## MATERIAL PROVIDED
○ ○ ○ ○ ○

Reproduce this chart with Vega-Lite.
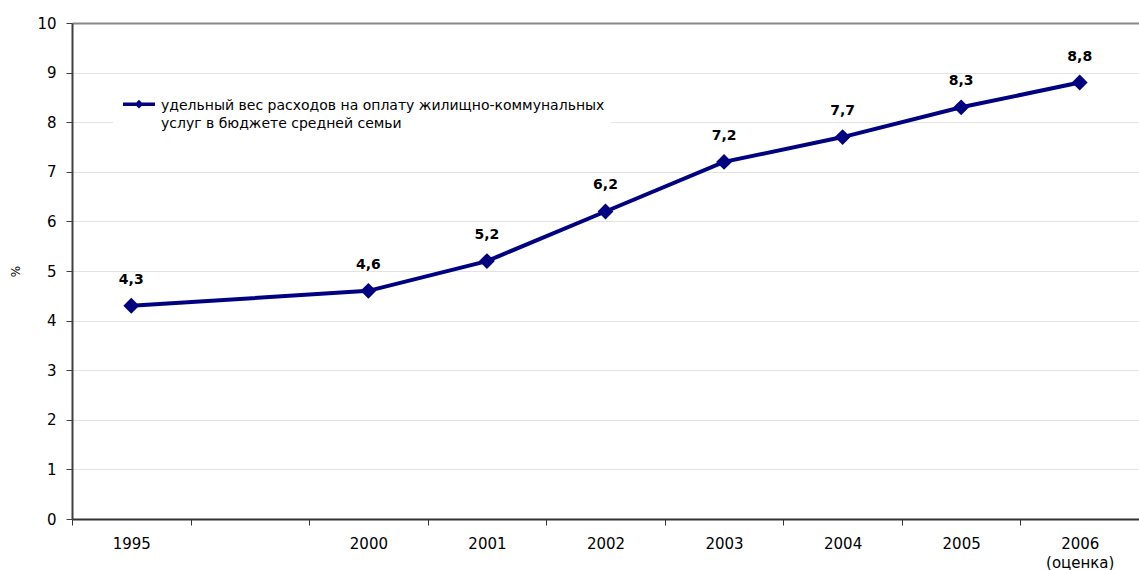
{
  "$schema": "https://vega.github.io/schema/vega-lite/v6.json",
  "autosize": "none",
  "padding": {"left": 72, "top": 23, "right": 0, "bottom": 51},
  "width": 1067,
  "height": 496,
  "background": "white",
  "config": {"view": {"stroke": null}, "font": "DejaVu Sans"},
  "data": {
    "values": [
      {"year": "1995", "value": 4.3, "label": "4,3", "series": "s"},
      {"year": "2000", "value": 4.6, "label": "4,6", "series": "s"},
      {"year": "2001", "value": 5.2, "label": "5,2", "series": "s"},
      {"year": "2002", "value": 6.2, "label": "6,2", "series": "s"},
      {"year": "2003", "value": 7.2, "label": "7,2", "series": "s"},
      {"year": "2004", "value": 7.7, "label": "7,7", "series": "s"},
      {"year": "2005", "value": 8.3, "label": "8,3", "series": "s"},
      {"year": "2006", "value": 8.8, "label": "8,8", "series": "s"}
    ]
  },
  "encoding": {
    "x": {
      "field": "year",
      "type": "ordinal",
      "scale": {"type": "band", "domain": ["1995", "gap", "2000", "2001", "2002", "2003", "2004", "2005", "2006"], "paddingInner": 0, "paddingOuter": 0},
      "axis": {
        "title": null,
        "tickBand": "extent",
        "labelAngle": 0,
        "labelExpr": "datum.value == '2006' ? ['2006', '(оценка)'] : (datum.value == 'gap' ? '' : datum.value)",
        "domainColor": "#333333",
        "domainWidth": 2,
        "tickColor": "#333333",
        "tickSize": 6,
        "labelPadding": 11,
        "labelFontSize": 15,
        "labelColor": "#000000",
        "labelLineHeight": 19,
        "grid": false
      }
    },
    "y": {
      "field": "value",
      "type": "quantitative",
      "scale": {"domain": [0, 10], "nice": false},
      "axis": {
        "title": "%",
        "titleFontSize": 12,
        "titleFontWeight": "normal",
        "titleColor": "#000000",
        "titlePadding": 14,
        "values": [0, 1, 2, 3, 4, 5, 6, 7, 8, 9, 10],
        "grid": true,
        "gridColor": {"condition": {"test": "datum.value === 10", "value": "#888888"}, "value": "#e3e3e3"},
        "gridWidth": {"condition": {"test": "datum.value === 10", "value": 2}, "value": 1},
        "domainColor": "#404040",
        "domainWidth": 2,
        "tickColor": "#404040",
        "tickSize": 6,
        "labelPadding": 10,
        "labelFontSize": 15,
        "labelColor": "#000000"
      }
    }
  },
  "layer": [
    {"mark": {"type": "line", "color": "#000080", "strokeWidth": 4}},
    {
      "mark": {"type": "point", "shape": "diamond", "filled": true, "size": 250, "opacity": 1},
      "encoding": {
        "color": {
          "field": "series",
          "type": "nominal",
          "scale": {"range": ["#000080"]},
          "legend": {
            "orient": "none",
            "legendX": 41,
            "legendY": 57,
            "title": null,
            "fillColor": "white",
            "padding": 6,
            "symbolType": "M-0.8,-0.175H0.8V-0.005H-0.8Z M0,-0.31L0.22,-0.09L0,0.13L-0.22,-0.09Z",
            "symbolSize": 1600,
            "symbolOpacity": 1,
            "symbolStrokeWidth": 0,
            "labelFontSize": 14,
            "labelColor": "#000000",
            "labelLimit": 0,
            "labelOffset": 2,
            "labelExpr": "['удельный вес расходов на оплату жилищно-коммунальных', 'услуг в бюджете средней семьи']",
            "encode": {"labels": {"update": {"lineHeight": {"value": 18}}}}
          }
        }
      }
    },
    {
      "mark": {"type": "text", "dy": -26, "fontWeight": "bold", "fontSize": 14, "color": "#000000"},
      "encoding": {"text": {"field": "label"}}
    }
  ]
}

○ ○ ○ ○ ○

Retype the whole listing, keeping every line identical and omitting all pictures.

Reproduce this chart with Vega-Lite.
{
  "$schema": "https://vega.github.io/schema/vega-lite/v6.json",
  "autosize": "none",
  "padding": {"left": 72, "top": 23, "right": 0, "bottom": 51},
  "width": 1067,
  "height": 496,
  "background": "white",
  "config": {"view": {"stroke": null}, "font": "DejaVu Sans"},
  "data": {
    "values": [
      {"year": "1995", "value": 4.3, "label": "4,3", "series": "s"},
      {"year": "2000", "value": 4.6, "label": "4,6", "series": "s"},
      {"year": "2001", "value": 5.2, "label": "5,2", "series": "s"},
      {"year": "2002", "value": 6.2, "label": "6,2", "series": "s"},
      {"year": "2003", "value": 7.2, "label": "7,2", "series": "s"},
      {"year": "2004", "value": 7.7, "label": "7,7", "series": "s"},
      {"year": "2005", "value": 8.3, "label": "8,3", "series": "s"},
      {"year": "2006", "value": 8.8, "label": "8,8", "series": "s"}
    ]
  },
  "encoding": {
    "x": {
      "field": "year",
      "type": "ordinal",
      "scale": {"type": "band", "domain": ["1995", "gap", "2000", "2001", "2002", "2003", "2004", "2005", "2006"], "paddingInner": 0, "paddingOuter": 0},
      "axis": {
        "title": null,
        "tickBand": "extent",
        "labelAngle": 0,
        "labelExpr": "datum.value == '2006' ? ['2006', '(оценка)'] : (datum.value == 'gap' ? '' : datum.value)",
        "domainColor": "#333333",
        "domainWidth": 2,
        "tickColor": "#333333",
        "tickSize": 6,
        "labelPadding": 11,
        "labelFontSize": 15,
        "labelColor": "#000000",
        "labelLineHeight": 19,
        "grid": false
      }
    },
    "y": {
      "field": "value",
      "type": "quantitative",
      "scale": {"domain": [0, 10], "nice": false},
      "axis": {
        "title": "%",
        "titleFontSize": 12,
        "titleFontWeight": "normal",
        "titleColor": "#000000",
        "titlePadding": 14,
        "values": [0, 1, 2, 3, 4, 5, 6, 7, 8, 9, 10],
        "grid": true,
        "gridColor": {"condition": {"test": "datum.value === 10", "value": "#888888"}, "value": "#e3e3e3"},
        "gridWidth": {"condition": {"test": "datum.value === 10", "value": 2}, "value": 1},
        "domainColor": "#404040",
        "domainWidth": 2,
        "tickColor": "#404040",
        "tickSize": 6,
        "labelPadding": 10,
        "labelFontSize": 15,
        "labelColor": "#000000"
      }
    }
  },
  "layer": [
    {"mark": {"type": "line", "color": "#000080", "strokeWidth": 4}},
    {
      "mark": {"type": "point", "shape": "diamond", "filled": true, "size": 250, "opacity": 1},
      "encoding": {
        "color": {
          "field": "series",
          "type": "nominal",
          "scale": {"range": ["#000080"]},
          "legend": {
            "orient": "none",
            "legendX": 41,
            "legendY": 57,
            "title": null,
            "fillColor": "white",
            "padding": 6,
            "symbolType": "M-0.8,-0.175H0.8V-0.005H-0.8Z M0,-0.31L0.22,-0.09L0,0.13L-0.22,-0.09Z",
            "symbolSize": 1600,
            "symbolOpacity": 1,
            "symbolStrokeWidth": 0,
            "labelFontSize": 14,
            "labelColor": "#000000",
            "labelLimit": 0,
            "labelOffset": 2,
            "labelExpr": "['удельный вес расходов на оплату жилищно-коммунальных', 'услуг в бюджете средней семьи']",
            "encode": {"labels": {"update": {"lineHeight": {"value": 18}}}}
          }
        }
      }
    },
    {
      "mark": {"type": "text", "dy": -26, "fontWeight": "bold", "fontSize": 14, "color": "#000000"},
      "encoding": {"text": {"field": "label"}}
    }
  ]
}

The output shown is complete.